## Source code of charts
#####

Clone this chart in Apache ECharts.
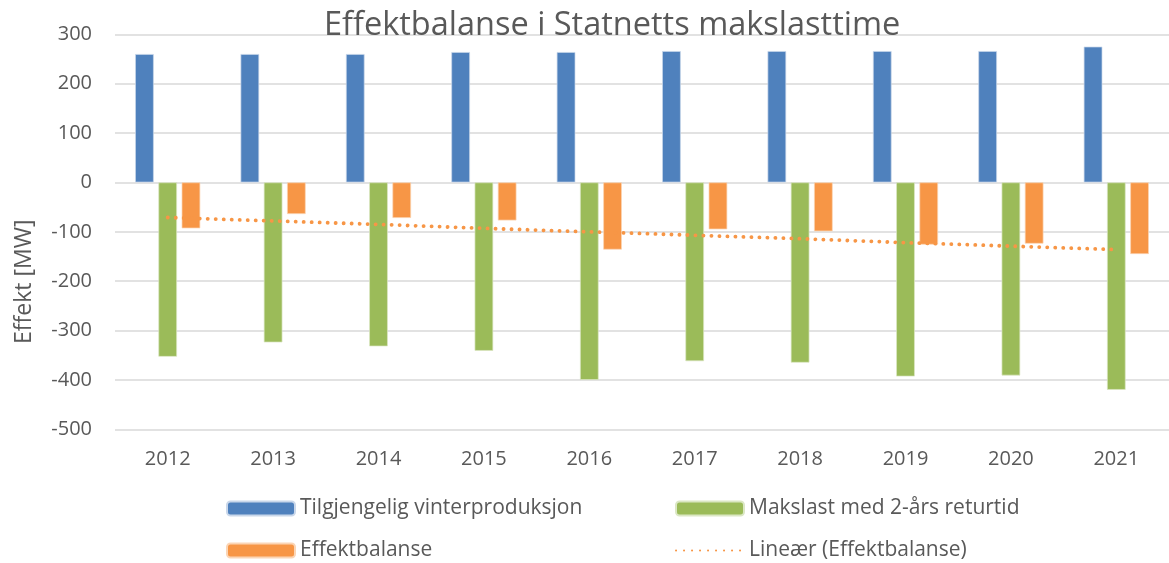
<!DOCTYPE html>
<html>
<head>
<meta charset="utf-8">
<script src="https://cdn.jsdelivr.net/npm/echarts@6/dist/echarts.min.js"></script>
<style>html,body{margin:0;padding:0;background:#fff}#c{width:1169px;height:563px}</style>
</head>
<body>
<div id="c"></div>
<script>
const categories = ['2012','2013','2014','2015','2016','2017','2018','2019','2020','2021'];
const produksjon = [260, 260, 260, 264, 264, 266, 266, 266, 266, 275];
const makslast = [-353, -324, -332, -341, -400, -362, -365, -393, -391, -420];
const balanse = [-93, -64, -72, -77, -136, -95, -99, -126, -124, -145];
const trend = [-71, -78, -85, -93, -100, -107, -114, -122, -129, -136];
const yTicks = { min: -500, max: 300, interval: 100 };

const txt = '#595959';
const font = 'Open Sans';
const legendBase = {
  padding: 0, itemWidth: 68, itemHeight: 14, selectedMode: false,
  textStyle: { color: txt, fontFamily: font, fontSize: 21 }
};
const chart = echarts.init(document.getElementById('c'));
chart.setOption({
  animation: false,
  backgroundColor: '#fff',
  title: {
    text: 'Effektbalanse i Statnetts makslasttime',
    left: 319, top: 4,
    textStyle: { color: txt, fontFamily: font, fontWeight: 'normal', fontSize: 32.5 }
  },
  grid: { left: 115, right: 0, top: 34.3, bottom: 133.7 },
  legend: [
    Object.assign({ left: 226, top: 498, data: ['Tilgjengelig vinterproduksjon'] }, legendBase),
    Object.assign({ left: 226, top: 540, data: ['Effektbalanse'] }, legendBase),
    Object.assign({ left: 675, top: 498, data: ['Makslast med 2-års returtid'] }, legendBase),
    Object.assign({ left: 675, top: 540, data: ['Lineær (Effektbalanse)'], itemStyle: { opacity: 0 } }, legendBase)
  ],
  xAxis: {
    type: 'category', data: categories,
    axisLine: { show: false }, axisTick: { show: false },
    axisLabel: { color: txt, fontFamily: font, fontSize: 20, margin: 20 }
  },
  yAxis: {
    type: 'value', min: yTicks.min, max: yTicks.max, interval: yTicks.interval,
    name: 'Effekt [MW]', nameLocation: 'middle', nameGap: 79, nameRotate: 90,
    nameTextStyle: { color: txt, fontFamily: font, fontSize: 23, padding: [0, 100, 0, 0] },
    axisLine: { show: false }, axisTick: { show: false },
    axisLabel: { color: txt, fontFamily: font, fontSize: 20, margin: 23 },
    splitLine: { lineStyle: { color: '#d9d9d9', width: 1.5 } }
  },
  series: [
    {
      name: 'Tilgjengelig vinterproduksjon', type: 'bar', data: produksjon,
      barWidth: 18.6, barGap: '25%',
      itemStyle: { color: '#4F81BD', borderColor: '#c9d7ea', borderWidth: 0.7 }
    },
    {
      name: 'Makslast med 2-års returtid', type: 'bar', data: makslast,
      barWidth: 18.6, barGap: '25%',
      itemStyle: { color: '#9BBB59', borderColor: '#dbe7c4', borderWidth: 0.7 }
    },
    {
      name: 'Effektbalanse', type: 'bar', data: balanse,
      barWidth: 18.6, barGap: '25%',
      itemStyle: { color: '#F79646', borderColor: '#fbd5b5', borderWidth: 0.7 }
    },
    {
      name: 'Lineær (Effektbalanse)', type: 'line', data: trend,
      symbol: 'none', z: 5,
      itemStyle: { color: '#F79646' },
      lineStyle: { color: '#F79646', width: 3.8, type: [0.1, 7.9], cap: 'round' }
    }
  ]
});
</script>
</body>
</html>
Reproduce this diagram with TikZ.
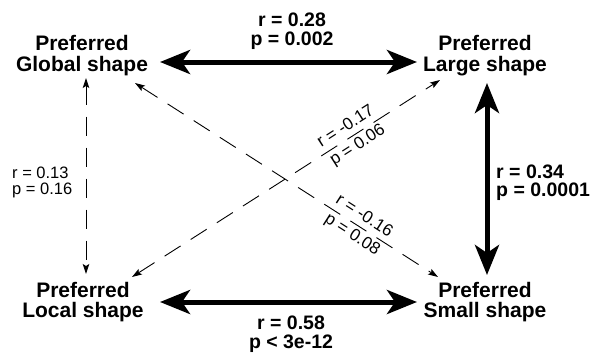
\documentclass[tikz,border=0pt]{standalone}
\usepackage{fontspec}
\setmainfont{Liberation Sans}
\usetikzlibrary{arrows.meta,calc}
\begin{document}
\begin{tikzpicture}[x=1pt,y=-1pt,
  box/.style={align=center,inner sep=0pt,outer sep=0pt,font=\fontsize{21}{20.5}\selectfont\bfseries},
  blab/.style={inner sep=0pt,font=\fontsize{19.5}{18.5}\selectfont\bfseries},
  tlab/.style={inner sep=0pt,font=\fontsize{16.5}{16}\selectfont},
  dlab/.style={inner sep=0pt,align=center,font=\fontsize{17}{22}\selectfont},
  bigtip/.tip={Stealth[length=30pt,width=24pt,inset=8pt]},
  smalltip/.tip={Stealth[length=10pt,width=6.5pt,inset=2pt]},
  big/.style={line width=5pt,bigtip-bigtip},
  weak/.style={line width=0.9pt,dash pattern=on 19pt off 12pt,smalltip-smalltip}]
\useasboundingbox (0,0) rectangle (591,354);
\node[box] (global) at (82,55.5) {Preferred\\Global shape};
\node[box] (large) at (485,55.5) {Preferred\\Large shape};
\node[box] (local) at (83,302) {Preferred\\Local shape};
\node[box] (small) at (485,302) {Preferred\\Small shape};
\draw[big] ([shift={(78,6.5)}]global.center) -- ([shift={(-68,6.5)}]large.center);
\draw[big] ([shift={(77,0)}]local.center) -- ([shift={(-68,0)}]small.center);
\draw[big] ([shift={(2,27.5)}]large.center) -- ([shift={(2,-27)}]small.center);
\draw[weak] ([shift={(4,22.5)}]global.center) -- ([shift={(3,-28)}]local.center);
\draw[weak] ([shift={(53,27.5)}]global.center) -- node[dlab,sloped,pos=0.736] (d2) {r = -0.16\\p = 0.08} ([shift={(-47,-25)}]small.center);
\draw[weak] ([shift={(49,-25)}]local.center) -- node[dlab,sloped,pos=0.714] (d1) {r = -0.17\\p = 0.06} ([shift={(-45,24.5)}]large.center);
\node[blab,align=center] (l1) at (292,31) {r = 0.28\\p = 0.002};
\node[blab,align=left,anchor=west] (l2) at (496,182.5) {r = 0.34\\p = 0.0001};
\node[blab,align=center] (l3) at (291,334) {r = 0.58\\p < 3e-12};
\node[tlab,align=left,anchor=west] (l4) at (12,182) {r = 0.13\\p = 0.16};
\end{tikzpicture}
\end{document}
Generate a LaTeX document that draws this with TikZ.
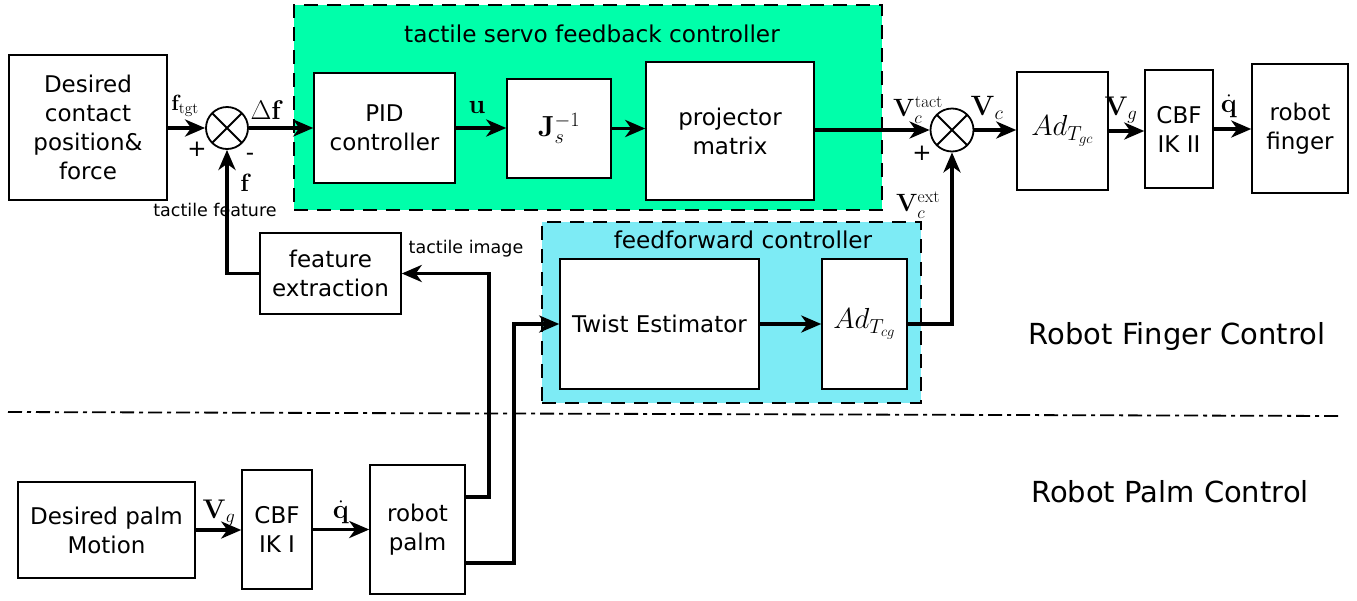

#####

## THE EXERCISE
Repeat the records above exactly, from the first line through the line containing "300, interval: 100", and leave out the pictures.

## FINISHED ANSWER
Clone this chart in Apache ECharts.
<!DOCTYPE html>
<html>
<head>
<meta charset="utf-8">
<script src="https://cdn.jsdelivr.net/npm/echarts@6/dist/echarts.min.js"></script>
<style>html,body{margin:0;padding:0;background:#fff}#c{width:1169px;height:563px}</style>
</head>
<body>
<div id="c"></div>
<script>
const categories = ['2012','2013','2014','2015','2016','2017','2018','2019','2020','2021'];
const produksjon = [260, 260, 260, 264, 264, 266, 266, 266, 266, 275];
const makslast = [-353, -324, -332, -341, -400, -362, -365, -393, -391, -420];
const balanse = [-93, -64, -72, -77, -136, -95, -99, -126, -124, -145];
const trend = [-71, -78, -85, -93, -100, -107, -114, -122, -129, -136];
const yTicks = { min: -500, max: 300, interval: 100 };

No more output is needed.